Half of the women who said they had been sexually harassed at work said it had happened more than three times.
Libby Brookes, co-chair of Women in Journalism Scotland, said: “Sadly, it comes as no great surprise that media and communications suffer the same endemic levels of sexism and sexual harassment as all other industries. The situation is compounded, as in other industries, by the fact that most senior roles in the media are still occupied by men.
“However, given that it is our job to investigate, report and translate events to the wider public, it’s especially important that these stories are not presented through a filter that is hostile to women.
“All employers have a responsibility to ensure that their workplaces are safe and equal environments to work in. But it is up to individuals of both sexes not to enable or collude in this sort of behaviour through their silence.”
The survey was carried out in the wake of the worldwide #MeToo movement, which was sparked by allegations against Hollywood producer Harvey Weinstein and has resulted in many women speaking up about their experiences with sexual assault.
The research also revealed that a third of respondents had experienced having abusive or threatening comments directed at them online.
A survey by the Centre for Media Engagement in Texas, released in April, found that “almost all” of the 75 female journalists across the UK, US, Germany, India and Taiwan included in the research had experienced some form of targeted harassment online.
Brooks said: “We look forward to more discussion about the recent report on Scotland’s hate crime laws, commissioned by the Scottish government, which recommended new provisions to tackle sexist online bullying.”
The Women in Journalism in Scotland survey was completed by 25 female journalists in digital media, 42 in broadcasting, 58 in print media and 52 in public relations and communications.
The vast majority of the respondents were white and able-bodied. The biggest age group to respond was 35-44 (36 per cent) followed by 45-54 (27 per cent) and 25-34 (22 per cent).

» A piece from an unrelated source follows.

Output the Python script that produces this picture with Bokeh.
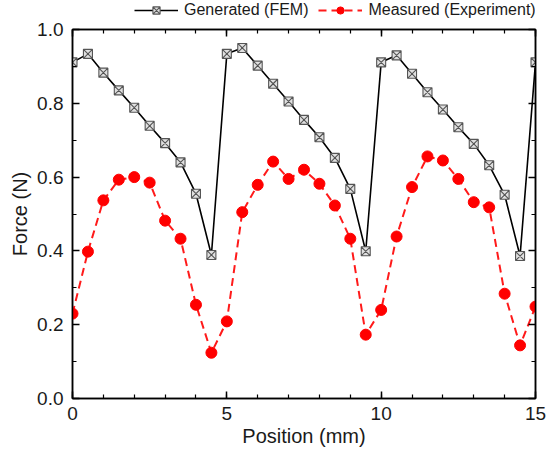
from bokeh.plotting import figure
from bokeh.layouts import column
from bokeh.models import (LinearAxis, SingleIntervalTicker, PrintfTickFormatter,
                          Range1d, Legend, LegendItem, CustomJSTickFormatter)
from bokeh.embed import file_html
from bokeh.resources import INLINE

position = [0.0, 0.5, 1.0, 1.5, 2.0, 2.5, 3.0, 3.5, 4.0, 4.5, 5.0, 5.5, 6.0, 6.5, 7.0, 7.5,
            8.0, 8.5, 9.0, 9.5, 10.0, 10.5, 11.0, 11.5, 12.0, 12.5, 13.0, 13.5, 14.0, 14.5, 15.0]
generated = [0.911, 0.934, 0.883, 0.835, 0.788, 0.739, 0.692, 0.640, 0.555, 0.389,
             0.934, 0.950, 0.902, 0.853, 0.805, 0.755, 0.708, 0.652, 0.568, 0.399,
             0.911, 0.930, 0.880, 0.830, 0.783, 0.735, 0.690, 0.632, 0.552, 0.386, 0.911]
measured = [0.230, 0.398, 0.537, 0.593, 0.600, 0.585, 0.482, 0.433, 0.254, 0.124,
            0.209, 0.505, 0.579, 0.642, 0.595, 0.620, 0.582, 0.523, 0.433, 0.173,
            0.240, 0.439, 0.573, 0.656, 0.645, 0.595, 0.532, 0.518, 0.284, 0.144, 0.249]
series_names = ["Generated (FEM)", "Measured (Experiment)"]
x_label = "Position (mm)"
y_label = "Force (N)"

FONT = "Liberation Sans"
FEM_LINE = dict(line_color="black", line_width=1.6)
FEM_MARK = dict(marker="square_x", size=9, fill_color="#e0e0e0", line_color="#555555", line_width=1.1)
EXP_LINE = dict(line_color="#ff1a1a", line_width=2, line_dash="8 5")
EXP_MARK = dict(marker="circle", size=11, fill_color="#ff0000", line_color="#ff0000")

# ---- legend strip (above the plot) ----
lf = figure(width=547, height=19, output_backend="svg", toolbar_location=None,
            x_axis_type=None, y_axis_type=None, x_range=Range1d(0, 15), y_range=Range1d(0, 1),
            min_border_left=72, min_border_right=12, min_border_top=0, min_border_bottom=0)
lf.outline_line_color = None
lf.xgrid.visible = False
lf.ygrid.visible = False
ll1 = lf.line(position, generated, visible=False, **FEM_LINE)
ls1 = lf.scatter(position, generated, visible=False, **FEM_MARK)
ll2 = lf.line(position, measured, visible=False, **EXP_LINE)
ls2 = lf.scatter(position, measured, visible=False, **EXP_MARK)
legend = Legend(items=[LegendItem(label=series_names[0], renderers=[ll1, ls1]),
                       LegendItem(label=series_names[1], renderers=[ll2, ls2])],
                orientation="horizontal", location=(62, 0),
                glyph_width=44, glyph_height=18, label_standoff=6, spacing=10,
                padding=0, margin=0, border_line_alpha=0, background_fill_alpha=0,
                label_text_font=FONT, label_text_font_size="16px",
                label_text_color="#1a1a1a")
lf.add_layout(legend, "center")

# ---- main plot ----
p = figure(width=547, height=438, output_backend="svg", toolbar_location=None,
           x_range=Range1d(0, 15), y_range=Range1d(0, 1.0),
           min_border_left=72, min_border_right=12, min_border_top=10, min_border_bottom=59)
p.xgrid.visible = False
p.ygrid.visible = False
p.outline_line_color = "black"
p.outline_line_width = 1.5
p.background_fill_color = "white"
p.border_fill_color = "white"

def style(ax):
    ax.major_tick_in = 7
    ax.major_tick_out = 0
    ax.minor_tick_in = 4
    ax.minor_tick_out = 0
    ax.axis_line_width = 1.5
    ax.major_tick_line_width = 1.5
    ax.minor_tick_line_width = 1.2
    ax.axis_line_color = "black"
    ax.major_tick_line_color = "black"
    ax.minor_tick_line_color = "black"
    ax.major_label_text_font = FONT
    ax.major_label_text_font_size = "19px"
    ax.major_label_text_color = "#1a1a1a"
    ax.axis_label_text_font = FONT
    ax.axis_label_text_font_size = "20px"
    ax.axis_label_text_font_style = "normal"
    ax.axis_label_text_color = "#1a1a1a"

xa = p.xaxis[0]
xa.ticker = SingleIntervalTicker(interval=5, num_minor_ticks=5)
xa.axis_label = x_label
xa.major_label_standoff = 8
xa.axis_label_standoff = 2
style(xa)

ya = p.yaxis[0]
ya.ticker = SingleIntervalTicker(interval=0.2, num_minor_ticks=2)
ya.formatter = PrintfTickFormatter(format="%.1f")
ya.axis_label = y_label
ya.major_label_standoff = 9
ya.axis_label_standoff = 3
style(ya)

blank = CustomJSTickFormatter(code="return ''")
top = LinearAxis(ticker=SingleIntervalTicker(interval=5, num_minor_ticks=5), formatter=blank)
style(top)
top.major_label_standoff = 0
top.major_label_text_font_size = "1px"
p.add_layout(top, "above")
right = LinearAxis(ticker=SingleIntervalTicker(interval=0.2, num_minor_ticks=2), formatter=blank)
style(right)
right.major_label_standoff = 0
right.major_label_text_font_size = "1px"
p.add_layout(right, "right")

p.line(position, generated, **FEM_LINE)
p.scatter(position, generated, **FEM_MARK)
p.line(position, measured, **EXP_LINE)
p.scatter(position, measured, **EXP_MARK)

layout = column(lf, p, spacing=0)
open("out.html", "w").write(file_html(layout, INLINE))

Of those who complained to HR over alleged sexual harassment, just one in four said the complaint was dealt with to their satisfaction.
Thirty-eight per cent of those who said they had experienced sexual harassment at work said they did not report it because they were concerned it would negatively impact their career.
Of those who complained about sexual assault three-quarters said it had been dealt with satisfactorily, although 32 per cent of women who experienced it did not report for fear of impacting their career.